··· Provided material

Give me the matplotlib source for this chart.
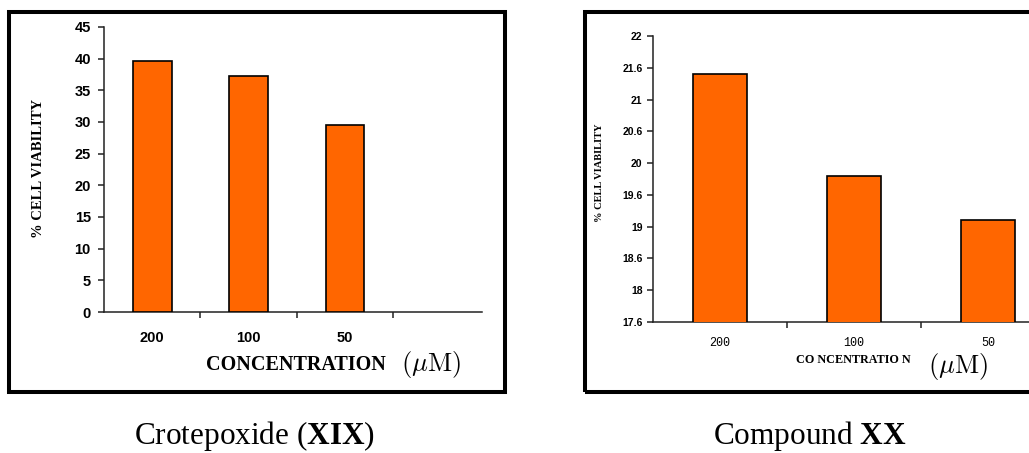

······
··· Provided material

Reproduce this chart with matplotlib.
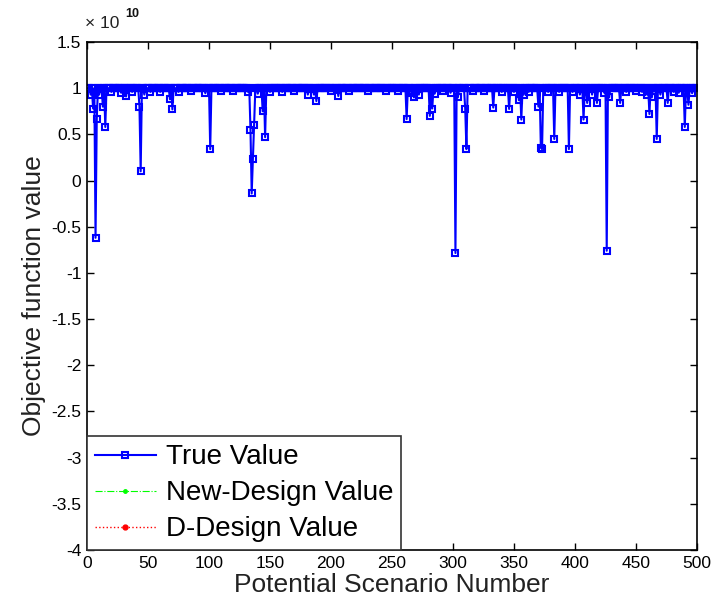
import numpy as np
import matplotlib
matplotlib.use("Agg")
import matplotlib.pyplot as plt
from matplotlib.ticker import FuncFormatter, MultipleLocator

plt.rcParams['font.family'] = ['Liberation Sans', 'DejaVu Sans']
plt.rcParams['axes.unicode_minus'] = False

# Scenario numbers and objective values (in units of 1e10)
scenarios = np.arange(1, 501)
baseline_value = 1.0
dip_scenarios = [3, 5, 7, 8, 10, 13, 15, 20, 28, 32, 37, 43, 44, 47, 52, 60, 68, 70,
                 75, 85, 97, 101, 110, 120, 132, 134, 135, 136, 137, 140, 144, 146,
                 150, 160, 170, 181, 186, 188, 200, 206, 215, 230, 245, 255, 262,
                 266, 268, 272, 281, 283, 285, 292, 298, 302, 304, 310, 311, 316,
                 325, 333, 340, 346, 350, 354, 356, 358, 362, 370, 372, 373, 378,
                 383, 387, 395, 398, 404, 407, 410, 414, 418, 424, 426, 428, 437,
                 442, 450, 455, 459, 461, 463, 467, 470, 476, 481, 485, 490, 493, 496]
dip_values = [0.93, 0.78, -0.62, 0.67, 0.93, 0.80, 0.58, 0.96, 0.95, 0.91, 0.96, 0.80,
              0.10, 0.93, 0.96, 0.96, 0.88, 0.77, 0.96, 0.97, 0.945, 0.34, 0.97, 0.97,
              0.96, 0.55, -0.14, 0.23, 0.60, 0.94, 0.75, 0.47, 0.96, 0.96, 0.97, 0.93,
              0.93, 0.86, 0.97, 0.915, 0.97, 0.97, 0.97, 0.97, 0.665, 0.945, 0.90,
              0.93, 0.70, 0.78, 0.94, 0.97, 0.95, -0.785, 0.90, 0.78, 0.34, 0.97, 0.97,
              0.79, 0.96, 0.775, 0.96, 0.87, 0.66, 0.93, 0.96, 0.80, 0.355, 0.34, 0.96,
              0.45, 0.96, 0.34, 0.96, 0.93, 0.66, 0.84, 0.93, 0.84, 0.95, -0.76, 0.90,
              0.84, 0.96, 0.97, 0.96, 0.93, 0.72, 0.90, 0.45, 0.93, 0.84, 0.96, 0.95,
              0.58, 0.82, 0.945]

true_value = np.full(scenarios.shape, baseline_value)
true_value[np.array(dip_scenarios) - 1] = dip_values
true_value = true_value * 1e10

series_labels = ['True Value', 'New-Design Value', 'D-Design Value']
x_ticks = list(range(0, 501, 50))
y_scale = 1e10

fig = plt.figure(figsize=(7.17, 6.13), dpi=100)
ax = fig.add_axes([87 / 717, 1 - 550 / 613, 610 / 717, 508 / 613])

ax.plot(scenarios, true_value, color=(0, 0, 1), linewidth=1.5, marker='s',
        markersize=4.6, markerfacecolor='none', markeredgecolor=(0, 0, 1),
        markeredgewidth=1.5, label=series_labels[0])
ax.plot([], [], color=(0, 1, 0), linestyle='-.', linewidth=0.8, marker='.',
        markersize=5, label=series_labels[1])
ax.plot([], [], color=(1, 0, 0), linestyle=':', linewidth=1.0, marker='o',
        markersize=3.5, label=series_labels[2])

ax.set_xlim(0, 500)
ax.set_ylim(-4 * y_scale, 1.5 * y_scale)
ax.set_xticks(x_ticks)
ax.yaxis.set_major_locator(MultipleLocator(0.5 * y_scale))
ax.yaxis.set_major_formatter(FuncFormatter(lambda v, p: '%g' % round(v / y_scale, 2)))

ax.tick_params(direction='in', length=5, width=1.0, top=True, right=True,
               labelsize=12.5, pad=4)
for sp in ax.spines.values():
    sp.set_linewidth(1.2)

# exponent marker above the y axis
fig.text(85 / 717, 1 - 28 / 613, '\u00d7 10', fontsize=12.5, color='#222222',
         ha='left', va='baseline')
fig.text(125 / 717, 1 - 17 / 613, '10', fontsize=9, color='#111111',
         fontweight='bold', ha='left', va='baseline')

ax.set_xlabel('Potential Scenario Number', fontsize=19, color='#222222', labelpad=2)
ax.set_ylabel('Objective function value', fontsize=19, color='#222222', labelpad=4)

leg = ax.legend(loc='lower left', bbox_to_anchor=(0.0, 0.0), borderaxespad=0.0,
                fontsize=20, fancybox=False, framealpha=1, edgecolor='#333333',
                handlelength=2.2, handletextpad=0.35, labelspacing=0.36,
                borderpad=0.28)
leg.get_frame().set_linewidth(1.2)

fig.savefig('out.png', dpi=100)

······

Write out the lines beginning with the one that contains "Reproduce this chart with matplotlib." and ending with the one that contains "plt.rcParams['axes.unicode_minus'] = False", exactly as given. Leave pictures out.

#### [Result for this task]
Reproduce this chart with matplotlib.
import numpy as np
import matplotlib
matplotlib.use("Agg")
import matplotlib.pyplot as plt
from matplotlib.ticker import FuncFormatter, MultipleLocator

plt.rcParams['font.family'] = ['Liberation Sans', 'DejaVu Sans']
plt.rcParams['axes.unicode_minus'] = False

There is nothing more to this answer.